I did not move my /home folder - that’s precisely the point.

My root / tree is absolutely standard including /home and each /home/$USER - that’s precisely the point and why snaps are happy in the systems and offices I manage.

Only visible and personally created data have been moved elsewhere {Desktop, Documents, Downloads, Pictures, Public, Templates, Videos} except for the {snap} folder which stays at its expected place under each /home/$USER

Then no need to taint any AppArmor config’ - just be sure your snap have been connected to removable-media interface ( which tends to be the default for many of them ).

And it’s precisely because of snap I ended up organizing data this way in many places since snap, well, follows standards by expecting /home/$USER in / which is clean.
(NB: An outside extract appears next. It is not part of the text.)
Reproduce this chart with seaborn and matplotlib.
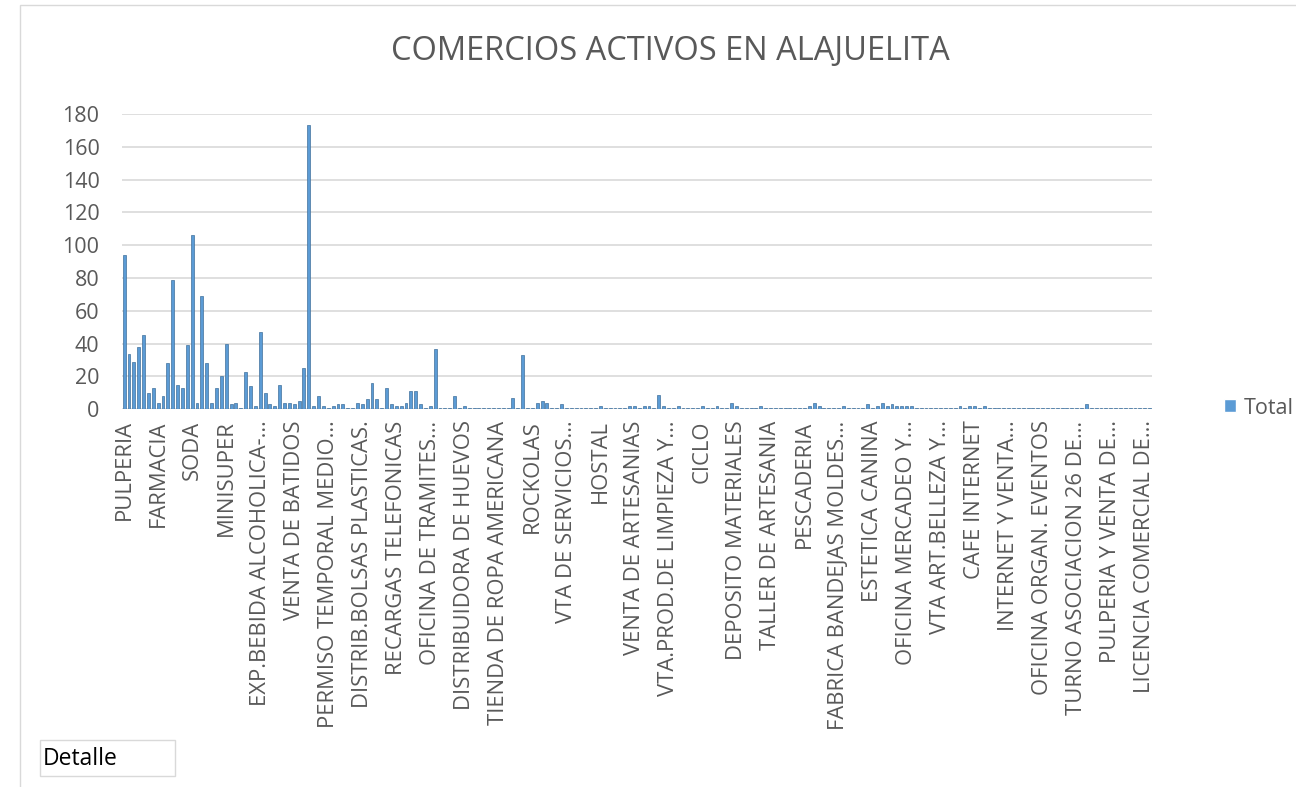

In the long run it’s much easier to manage than a whole /home folder outside of /.

Plus the benefit of having all personally created ( human ) data out of system because those are the most valuable data : most of the time a system can be fixed or at worst re-installed, loss of « personal » data can’t be.

So what’s more or less standard ?

And yes « If you’ve [already ] moved your home folder and replaced it with a symlink » then setting AppArmor accordingly is probably easier than re-organizing your whole data.
But first thing first : just don’t move the whole /home folder. Just move some of the data from /home/$USER/… and you’ll be safer.

I didn’t say you did. You came into another person’s thread and started complaining that what we were telling the other person was “complicated”. I argued that they’ve made it complicated because of the way they’ve set up their system. None of this was pointed at you, because this isn’t your thread.

Not my thread and hence fwiw the piece of advice while using snap : first, don’t move the whole /home folder… to avoid dealing with AppArmor and keeping things as close as possible to defaults / standard situation.

I am suggesting another « approach ». And asking if that « approach » is future-proof. That’s all. If you read that as a complain, it’s sad but not my fault.

but now the whole home folder is moved already and we were helping with exactly this setup.

it is nice that you point out that it might have been easier with a different setup in the first place but that does not change the fact that this specific setup is different and it is possible to make it work for the user without changing the whole system design …

the question was simply not “how do i set up my home anew” but “how do i get snaps working with my existing setup” … and this is solved above …

… feel free to write a tutorial for the other question

More or less done in the provided link above ( but that’s certainly not the best place nor the best « shape » for a tuto ).

Yes and yes ! I’m sorry you read all that as me saying you did not help. You both did help !
I was only surprised you did not mention maybe an alternative method, or something like a « note for your next installation ». Questions about snap and separate or alternative /home are quite common, because many users go out of expected « standards » regarding /home, knowingly or not.